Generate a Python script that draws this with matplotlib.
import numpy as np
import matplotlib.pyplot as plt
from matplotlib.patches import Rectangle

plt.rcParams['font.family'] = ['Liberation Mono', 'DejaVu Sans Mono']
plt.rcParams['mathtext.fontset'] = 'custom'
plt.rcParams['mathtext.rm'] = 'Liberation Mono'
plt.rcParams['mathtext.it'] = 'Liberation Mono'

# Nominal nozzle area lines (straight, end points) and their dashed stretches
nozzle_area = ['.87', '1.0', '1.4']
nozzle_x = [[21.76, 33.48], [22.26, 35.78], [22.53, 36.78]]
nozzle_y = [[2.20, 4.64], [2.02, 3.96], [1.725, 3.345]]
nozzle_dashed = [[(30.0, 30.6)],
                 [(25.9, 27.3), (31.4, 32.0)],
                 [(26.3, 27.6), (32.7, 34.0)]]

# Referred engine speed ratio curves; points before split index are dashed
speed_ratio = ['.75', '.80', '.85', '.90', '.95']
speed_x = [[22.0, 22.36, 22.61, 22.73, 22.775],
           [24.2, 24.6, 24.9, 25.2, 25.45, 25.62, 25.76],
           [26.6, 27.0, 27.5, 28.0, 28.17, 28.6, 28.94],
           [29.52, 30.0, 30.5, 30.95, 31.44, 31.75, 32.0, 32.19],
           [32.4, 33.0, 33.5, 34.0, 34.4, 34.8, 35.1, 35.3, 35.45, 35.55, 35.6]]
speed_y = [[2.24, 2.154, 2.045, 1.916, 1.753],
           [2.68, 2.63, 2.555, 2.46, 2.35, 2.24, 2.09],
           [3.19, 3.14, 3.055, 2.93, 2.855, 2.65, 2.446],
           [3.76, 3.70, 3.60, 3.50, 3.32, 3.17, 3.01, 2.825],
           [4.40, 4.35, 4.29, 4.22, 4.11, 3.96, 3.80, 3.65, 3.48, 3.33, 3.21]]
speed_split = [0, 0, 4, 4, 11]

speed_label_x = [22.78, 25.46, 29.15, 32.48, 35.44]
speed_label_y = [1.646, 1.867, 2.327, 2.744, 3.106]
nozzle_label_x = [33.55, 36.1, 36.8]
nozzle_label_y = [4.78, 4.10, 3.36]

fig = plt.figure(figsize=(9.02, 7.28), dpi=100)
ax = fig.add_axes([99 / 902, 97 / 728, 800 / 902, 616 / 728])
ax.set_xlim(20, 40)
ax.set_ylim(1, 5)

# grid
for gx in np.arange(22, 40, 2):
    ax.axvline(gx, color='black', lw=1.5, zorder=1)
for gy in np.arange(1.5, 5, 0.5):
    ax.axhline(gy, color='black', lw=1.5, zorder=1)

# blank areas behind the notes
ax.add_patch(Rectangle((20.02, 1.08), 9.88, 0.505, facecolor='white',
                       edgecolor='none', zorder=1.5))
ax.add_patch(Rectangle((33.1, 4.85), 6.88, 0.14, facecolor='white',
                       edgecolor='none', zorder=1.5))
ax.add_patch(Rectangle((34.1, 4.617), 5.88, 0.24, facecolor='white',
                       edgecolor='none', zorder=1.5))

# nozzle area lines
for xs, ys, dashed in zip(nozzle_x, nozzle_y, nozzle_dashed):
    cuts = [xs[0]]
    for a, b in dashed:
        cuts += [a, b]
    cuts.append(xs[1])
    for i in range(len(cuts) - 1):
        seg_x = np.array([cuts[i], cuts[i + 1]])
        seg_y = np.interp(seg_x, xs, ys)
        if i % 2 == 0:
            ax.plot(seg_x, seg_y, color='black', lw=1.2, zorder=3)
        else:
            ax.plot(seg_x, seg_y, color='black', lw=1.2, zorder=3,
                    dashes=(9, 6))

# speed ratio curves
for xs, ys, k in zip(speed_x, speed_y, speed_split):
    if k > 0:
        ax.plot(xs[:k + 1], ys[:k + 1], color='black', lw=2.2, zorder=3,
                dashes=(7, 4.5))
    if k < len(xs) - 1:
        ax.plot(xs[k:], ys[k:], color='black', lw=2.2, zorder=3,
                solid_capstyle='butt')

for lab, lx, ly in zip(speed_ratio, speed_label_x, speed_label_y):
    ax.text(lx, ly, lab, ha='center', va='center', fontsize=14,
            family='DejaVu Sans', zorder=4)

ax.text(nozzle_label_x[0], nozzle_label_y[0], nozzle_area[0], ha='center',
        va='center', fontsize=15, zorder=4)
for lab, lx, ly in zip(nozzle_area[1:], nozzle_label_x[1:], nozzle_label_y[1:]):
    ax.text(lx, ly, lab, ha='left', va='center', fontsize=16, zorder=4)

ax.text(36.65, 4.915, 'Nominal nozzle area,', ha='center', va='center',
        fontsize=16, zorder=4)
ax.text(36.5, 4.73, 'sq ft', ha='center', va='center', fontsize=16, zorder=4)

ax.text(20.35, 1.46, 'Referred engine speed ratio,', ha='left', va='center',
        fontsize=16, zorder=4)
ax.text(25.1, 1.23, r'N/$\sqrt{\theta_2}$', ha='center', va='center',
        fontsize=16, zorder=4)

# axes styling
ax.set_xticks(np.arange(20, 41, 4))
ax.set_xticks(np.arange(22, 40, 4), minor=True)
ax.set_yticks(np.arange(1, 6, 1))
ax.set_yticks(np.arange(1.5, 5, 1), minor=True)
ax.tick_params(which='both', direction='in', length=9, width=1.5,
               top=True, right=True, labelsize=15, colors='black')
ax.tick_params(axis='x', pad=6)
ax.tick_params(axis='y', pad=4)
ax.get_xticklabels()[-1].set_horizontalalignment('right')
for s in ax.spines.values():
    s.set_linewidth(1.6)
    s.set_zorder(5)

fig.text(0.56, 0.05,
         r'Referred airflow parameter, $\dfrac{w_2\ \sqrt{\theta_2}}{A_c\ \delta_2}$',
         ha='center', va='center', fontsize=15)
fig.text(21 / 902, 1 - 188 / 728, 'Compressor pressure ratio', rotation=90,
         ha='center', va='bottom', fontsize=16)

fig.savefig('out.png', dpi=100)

=-=-=

### Work instructions
Every line above should be retyped exactly as given.

### In response
Generate a Python script that draws this with matplotlib.
import numpy as np
import matplotlib.pyplot as plt
from matplotlib.patches import Rectangle

plt.rcParams['font.family'] = ['Liberation Mono', 'DejaVu Sans Mono']
plt.rcParams['mathtext.fontset'] = 'custom'
plt.rcParams['mathtext.rm'] = 'Liberation Mono'
plt.rcParams['mathtext.it'] = 'Liberation Mono'

# Nominal nozzle area lines (straight, end points) and their dashed stretches
nozzle_area = ['.87', '1.0', '1.4']
nozzle_x = [[21.76, 33.48], [22.26, 35.78], [22.53, 36.78]]
nozzle_y = [[2.20, 4.64], [2.02, 3.96], [1.725, 3.345]]
nozzle_dashed = [[(30.0, 30.6)],
                 [(25.9, 27.3), (31.4, 32.0)],
                 [(26.3, 27.6), (32.7, 34.0)]]

# Referred engine speed ratio curves; points before split index are dashed
speed_ratio = ['.75', '.80', '.85', '.90', '.95']
speed_x = [[22.0, 22.36, 22.61, 22.73, 22.775],
           [24.2, 24.6, 24.9, 25.2, 25.45, 25.62, 25.76],
           [26.6, 27.0, 27.5, 28.0, 28.17, 28.6, 28.94],
           [29.52, 30.0, 30.5, 30.95, 31.44, 31.75, 32.0, 32.19],
           [32.4, 33.0, 33.5, 34.0, 34.4, 34.8, 35.1, 35.3, 35.45, 35.55, 35.6]]
speed_y = [[2.24, 2.154, 2.045, 1.916, 1.753],
           [2.68, 2.63, 2.555, 2.46, 2.35, 2.24, 2.09],
           [3.19, 3.14, 3.055, 2.93, 2.855, 2.65, 2.446],
           [3.76, 3.70, 3.60, 3.50, 3.32, 3.17, 3.01, 2.825],
           [4.40, 4.35, 4.29, 4.22, 4.11, 3.96, 3.80, 3.65, 3.48, 3.33, 3.21]]
speed_split = [0, 0, 4, 4, 11]

speed_label_x = [22.78, 25.46, 29.15, 32.48, 35.44]
speed_label_y = [1.646, 1.867, 2.327, 2.744, 3.106]
nozzle_label_x = [33.55, 36.1, 36.8]
nozzle_label_y = [4.78, 4.10, 3.36]

fig = plt.figure(figsize=(9.02, 7.28), dpi=100)
ax = fig.add_axes([99 / 902, 97 / 728, 800 / 902, 616 / 728])
ax.set_xlim(20, 40)
ax.set_ylim(1, 5)

# grid
for gx in np.arange(22, 40, 2):
    ax.axvline(gx, color='black', lw=1.5, zorder=1)
for gy in np.arange(1.5, 5, 0.5):
    ax.axhline(gy, color='black', lw=1.5, zorder=1)

# blank areas behind the notes
ax.add_patch(Rectangle((20.02, 1.08), 9.88, 0.505, facecolor='white',
                       edgecolor='none', zorder=1.5))
ax.add_patch(Rectangle((33.1, 4.85), 6.88, 0.14, facecolor='white',
                       edgecolor='none', zorder=1.5))
ax.add_patch(Rectangle((34.1, 4.617), 5.88, 0.24, facecolor='white',
                       edgecolor='none', zorder=1.5))

# nozzle area lines
for xs, ys, dashed in zip(nozzle_x, nozzle_y, nozzle_dashed):
    cuts = [xs[0]]
    for a, b in dashed:
        cuts += [a, b]
    cuts.append(xs[1])
    for i in range(len(cuts) - 1):
        seg_x = np.array([cuts[i], cuts[i + 1]])
        seg_y = np.interp(seg_x, xs, ys)
        if i % 2 == 0:
            ax.plot(seg_x, seg_y, color='black', lw=1.2, zorder=3)
        else:
            ax.plot(seg_x, seg_y, color='black', lw=1.2, zorder=3,
                    dashes=(9, 6))

# speed ratio curves
for xs, ys, k in zip(speed_x, speed_y, speed_split):
    if k > 0:
        ax.plot(xs[:k + 1], ys[:k + 1], color='black', lw=2.2, zorder=3,
                dashes=(7, 4.5))
    if k < len(xs) - 1:
        ax.plot(xs[k:], ys[k:], color='black', lw=2.2, zorder=3,
                solid_capstyle='butt')

for lab, lx, ly in zip(speed_ratio, speed_label_x, speed_label_y):
    ax.text(lx, ly, lab, ha='center', va='center', fontsize=14,
            family='DejaVu Sans', zorder=4)

ax.text(nozzle_label_x[0], nozzle_label_y[0], nozzle_area[0], ha='center',
        va='center', fontsize=15, zorder=4)
for lab, lx, ly in zip(nozzle_area[1:], nozzle_label_x[1:], nozzle_label_y[1:]):
    ax.text(lx, ly, lab, ha='left', va='center', fontsize=16, zorder=4)

ax.text(36.65, 4.915, 'Nominal nozzle area,', ha='center', va='center',
        fontsize=16, zorder=4)
ax.text(36.5, 4.73, 'sq ft', ha='center', va='center', fontsize=16, zorder=4)

ax.text(20.35, 1.46, 'Referred engine speed ratio,', ha='left', va='center',
        fontsize=16, zorder=4)
ax.text(25.1, 1.23, r'N/$\sqrt{\theta_2}$', ha='center', va='center',
        fontsize=16, zorder=4)

# axes styling
ax.set_xticks(np.arange(20, 41, 4))
ax.set_xticks(np.arange(22, 40, 4), minor=True)
ax.set_yticks(np.arange(1, 6, 1))
ax.set_yticks(np.arange(1.5, 5, 1), minor=True)
ax.tick_params(which='both', direction='in', length=9, width=1.5,
               top=True, right=True, labelsize=15, colors='black')
ax.tick_params(axis='x', pad=6)
ax.tick_params(axis='y', pad=4)
ax.get_xticklabels()[-1].set_horizontalalignment('right')
for s in ax.spines.values():
    s.set_linewidth(1.6)
    s.set_zorder(5)

fig.text(0.56, 0.05,
         r'Referred airflow parameter, $\dfrac{w_2\ \sqrt{\theta_2}}{A_c\ \delta_2}$',
         ha='center', va='center', fontsize=15)
fig.text(21 / 902, 1 - 188 / 728, 'Compressor pressure ratio', rotation=90,
         ha='center', va='bottom', fontsize=16)

fig.savefig('out.png', dpi=100)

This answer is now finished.